* Source code of charts

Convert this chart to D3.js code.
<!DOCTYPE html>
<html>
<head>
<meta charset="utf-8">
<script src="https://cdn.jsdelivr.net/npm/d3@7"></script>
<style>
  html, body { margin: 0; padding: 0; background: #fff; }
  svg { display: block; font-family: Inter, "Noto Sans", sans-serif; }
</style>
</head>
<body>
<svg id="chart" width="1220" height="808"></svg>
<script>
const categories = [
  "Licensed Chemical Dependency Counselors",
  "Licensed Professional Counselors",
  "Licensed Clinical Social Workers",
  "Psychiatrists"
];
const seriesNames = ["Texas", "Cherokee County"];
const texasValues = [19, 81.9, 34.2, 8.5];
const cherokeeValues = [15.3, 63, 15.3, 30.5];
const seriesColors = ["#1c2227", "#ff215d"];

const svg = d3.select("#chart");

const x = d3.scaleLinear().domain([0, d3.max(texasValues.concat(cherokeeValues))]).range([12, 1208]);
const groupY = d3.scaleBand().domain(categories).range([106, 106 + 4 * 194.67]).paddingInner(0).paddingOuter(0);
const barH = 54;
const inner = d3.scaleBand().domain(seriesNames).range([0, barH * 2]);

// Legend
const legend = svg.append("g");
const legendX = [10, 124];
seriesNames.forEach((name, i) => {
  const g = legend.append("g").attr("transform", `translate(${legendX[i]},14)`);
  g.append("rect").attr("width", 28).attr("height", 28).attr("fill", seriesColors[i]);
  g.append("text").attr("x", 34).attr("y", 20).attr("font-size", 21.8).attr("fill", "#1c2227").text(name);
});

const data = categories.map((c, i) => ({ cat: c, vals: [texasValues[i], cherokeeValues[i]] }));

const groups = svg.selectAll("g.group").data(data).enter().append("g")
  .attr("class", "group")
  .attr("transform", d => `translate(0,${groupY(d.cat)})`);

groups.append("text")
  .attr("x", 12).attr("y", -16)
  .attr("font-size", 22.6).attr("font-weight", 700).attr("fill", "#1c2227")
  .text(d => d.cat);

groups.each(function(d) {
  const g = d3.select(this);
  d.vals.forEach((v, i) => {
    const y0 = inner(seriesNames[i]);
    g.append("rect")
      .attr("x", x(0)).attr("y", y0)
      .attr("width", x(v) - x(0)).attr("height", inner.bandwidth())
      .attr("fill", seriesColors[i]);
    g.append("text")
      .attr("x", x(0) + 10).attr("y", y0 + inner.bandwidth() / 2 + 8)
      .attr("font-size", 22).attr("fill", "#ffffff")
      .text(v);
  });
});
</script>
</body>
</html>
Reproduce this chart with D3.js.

* Directions
Please set down the whole listing above without altering a single line.

* In response
Convert this chart to D3.js code.
<!DOCTYPE html>
<html>
<head>
<meta charset="utf-8">
<script src="https://cdn.jsdelivr.net/npm/d3@7"></script>
<style>
  html, body { margin: 0; padding: 0; background: #fff; }
  svg { display: block; font-family: Inter, "Noto Sans", sans-serif; }
</style>
</head>
<body>
<svg id="chart" width="1220" height="808"></svg>
<script>
const categories = [
  "Licensed Chemical Dependency Counselors",
  "Licensed Professional Counselors",
  "Licensed Clinical Social Workers",
  "Psychiatrists"
];
const seriesNames = ["Texas", "Cherokee County"];
const texasValues = [19, 81.9, 34.2, 8.5];
const cherokeeValues = [15.3, 63, 15.3, 30.5];
const seriesColors = ["#1c2227", "#ff215d"];

const svg = d3.select("#chart");

const x = d3.scaleLinear().domain([0, d3.max(texasValues.concat(cherokeeValues))]).range([12, 1208]);
const groupY = d3.scaleBand().domain(categories).range([106, 106 + 4 * 194.67]).paddingInner(0).paddingOuter(0);
const barH = 54;
const inner = d3.scaleBand().domain(seriesNames).range([0, barH * 2]);

// Legend
const legend = svg.append("g");
const legendX = [10, 124];
seriesNames.forEach((name, i) => {
  const g = legend.append("g").attr("transform", `translate(${legendX[i]},14)`);
  g.append("rect").attr("width", 28).attr("height", 28).attr("fill", seriesColors[i]);
  g.append("text").attr("x", 34).attr("y", 20).attr("font-size", 21.8).attr("fill", "#1c2227").text(name);
});

const data = categories.map((c, i) => ({ cat: c, vals: [texasValues[i], cherokeeValues[i]] }));

const groups = svg.selectAll("g.group").data(data).enter().append("g")
  .attr("class", "group")
  .attr("transform", d => `translate(0,${groupY(d.cat)})`);

groups.append("text")
  .attr("x", 12).attr("y", -16)
  .attr("font-size", 22.6).attr("font-weight", 700).attr("fill", "#1c2227")
  .text(d => d.cat);

groups.each(function(d) {
  const g = d3.select(this);
  d.vals.forEach((v, i) => {
    const y0 = inner(seriesNames[i]);
    g.append("rect")
      .attr("x", x(0)).attr("y", y0)
      .attr("width", x(v) - x(0)).attr("height", inner.bandwidth())
      .attr("fill", seriesColors[i]);
    g.append("text")
      .attr("x", x(0) + 10).attr("y", y0 + inner.bandwidth() / 2 + 8)
      .attr("font-size", 22).attr("fill", "#ffffff")
      .text(v);
  });
});
</script>
</body>
</html>
Reproduce this chart with D3.js.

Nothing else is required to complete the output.